A native of Ringgold, La., Moore had earned two associate degrees from Bossier Parish Community College before graduating high school. He is passionate about advocating for marginalized communities and positive youth development. Tay exemplifies his faith and dedication to civic engagement through serving on the National 4-H Council Board of Trustees, National 4-H Young Alumni Advisory Committee, as LSU Collegiate 4-H Co-President and Music Director of Full Gospel United Pentecostal Church in Baton Rouge, LA.

When asked about what inspired him to pursue this scholarship, Moore talked about “proximity.” “Growing up, I spent a remarkable amount of time with my great grandparents. With them being from two generations before me, it always instilled, I guess, the principles of the civil rights movement, even though I didn't physically experience it myself, I felt connected to that era. And I think having that proximity to them has really set me apart in the way I approach creating change in my community,” said Moore.

Moore is also thankful for the support he’s received to get him to this point. “Throughout my life, my parents and Pastor have always stressed the importance of showing faith through authentic service to my community. When I was debating applying to the program, Dr. Babcock encouraged me and agreed to write a letter of recommendation. After advancing to the interview round, Ms. Cindy reached out to conduct a mock interview and provided constructive, beneficial feedback. All the while, my high school guidance counselor, former high school English teacher, Collegiate 4-H advisor, and LASAL cohort offered support. Being selected to participate in this program would not have been possible without them,” recalls Moore.

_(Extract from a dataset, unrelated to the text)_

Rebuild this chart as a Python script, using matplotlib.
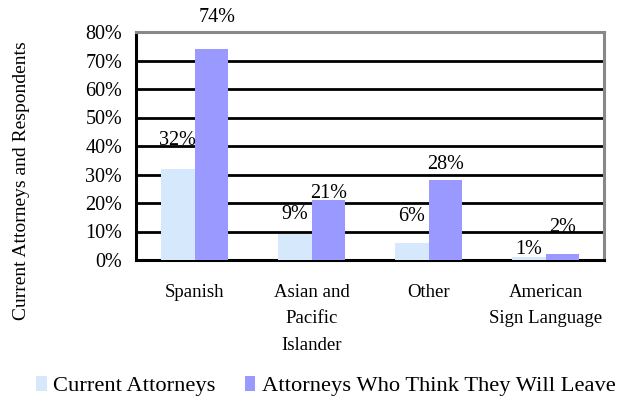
import matplotlib
matplotlib.use("Agg")
import matplotlib.pyplot as plt
import numpy as np

categories = ["Spanish", "Asian and\nPacific\nIslander", "Other", "American\nSign Language"]
current = [32, 9, 6, 1]
leave = [74, 21, 28, 2]
series_names = ["Current Attorneys", "Attorneys Who Think They Will Leave"]
yticks = [0, 10, 20, 30, 40, 50, 60, 70, 80]

plt.rcParams['font.family'] = ['Liberation Serif', 'DejaVu Serif']

fig = plt.figure(figsize=(6.2, 4.01), dpi=100)
ax = fig.add_axes([136/620, 1 - 260/401, 468/620, 228/401])

x = np.arange(len(categories))
w = 0.29
c1 = '#d6e8fc'
c2 = '#9999ff'
b1 = ax.bar(x - w/2, current, w, color=c1, zorder=3, label=series_names[0])
b2 = ax.bar(x + w/2, leave, w, color=c2, zorder=3, label=series_names[1])

ax.set_xlim(-0.5, len(categories) - 0.5)
ax.set_ylim(0, 80)
ax.set_yticks(yticks)
ax.set_yticklabels([f"{t}%" for t in yticks], fontsize=14.5)
ax.set_xticks(x)
ax.set_xticklabels(categories, fontsize=13.5, linespacing=1.75, va='top')
ax.tick_params(axis='both', length=0)
ax.tick_params(axis='x', pad=17)
ax.tick_params(axis='y', pad=10)

ax.yaxis.grid(True, color='black', linewidth=2, zorder=1)
ax.set_axisbelow(True)
for s in ['left', 'bottom']:
    ax.spines[s].set_color('black')
    ax.spines[s].set_linewidth(2.2)
for s in ['top', 'right']:
    ax.spines[s].set_color('#888888')
    ax.spines[s].set_linewidth(2.2)

off1 = [28, 20, 26, 8]
off2 = [32, 7, 16, 27]
for i in range(len(categories)):
    ax.annotate(f"{current[i]}%", (x[i] - w/2, current[i]), xytext=(0, off1[i] * 0.72),
                textcoords='offset points', ha='center', va='center', fontsize=14.5, zorder=5)
    dx = 6 if i == 0 else 0
    ax.annotate(f"{leave[i]}%", (x[i] + w/2, leave[i]), xytext=(dx * 0.72, off2[i] * 0.72),
                textcoords='offset points', ha='center', va='center', fontsize=14.5, zorder=5,
                annotation_clip=False)

fig.text(22/620, 1 - 181/401, "Current Attorneys and Respondents", rotation=90,
         ha='center', va='center', fontsize=14, family=['Liberation Serif'])

leg = fig.legend(handles=[b1, b2], loc='center', bbox_to_anchor=(0.526, 1 - 386/401),
                 ncol=2, frameon=False, fontsize=16.2, handlelength=0.45, handleheight=0.7,
                 handletextpad=0.3, columnspacing=1.3)

fig.savefig("out.png", dpi=100)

Moore credits the LASAL Scholars Program for expanding his awareness and understanding of systemic and structural barriers marginalized communities and people face and diverse perspectives for addressing these issues. “LASAL allows me to learn with people from diverse backgrounds and perspectives. We have meaningful conversations and take action to solve some of the challenges we see in our communities,” said Moore. “I know my experience as a John Robert Lewis Scholar will only enhance the educational foundation and allow me to serve my community in the most impactful ways.”

While nothing is certain, Moore hopes to use his experiences and education to pursue a career in public service in Louisiana one day.